The input/output (I/O) interface 730 is an interface that connects an external input device (e.g., keyboard, mouse, touch panel, etc.) and/or an external output device (e.g., display) to the processor 710 to allow data to be transmitted and received.

The communication interface 740 is a component capable of transmitting and receiving various data to and from an external device (e.g., an application processor, external memory, etc.), and may be a device that supports wired or wireless communication.

As is apparent from the above description, according to embodiments disclosed in the present disclosure, even when the target pixel and the pixels surrounding the target pixel are defective pixels, the accuracy of correction of the target pixel may be improved by providing criteria for selecting interpolation pixels used to interpolate the pixel data of the target pixel.

The embodiments of the present disclosure may provide a variety of advantageous effects capable of being directly or indirectly recognized by one of ordinary skill in the art.

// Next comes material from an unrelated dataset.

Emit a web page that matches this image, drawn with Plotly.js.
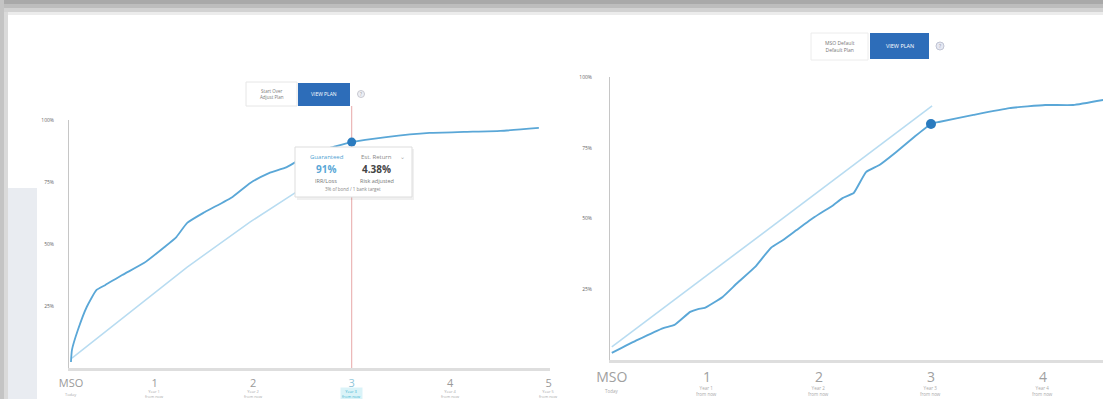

Those skilled in the art will appreciate that the embodiments of the present disclosure may be carried out in other specific ways than those set forth herein. In addition, claims that are not explicitly presented in the appended claims may be presented in combination as an embodiment or included as a new claim by a subsequent amendment after the application is filed.

Although a number of illustrative embodiments have been described, it should be understood that modifications and enhancements to the disclosed embodiments and other embodiments can be devised based on what is described and/or illustrated in the present disclosure. Furthermore, the embodiments may be combined to form additional embodiments.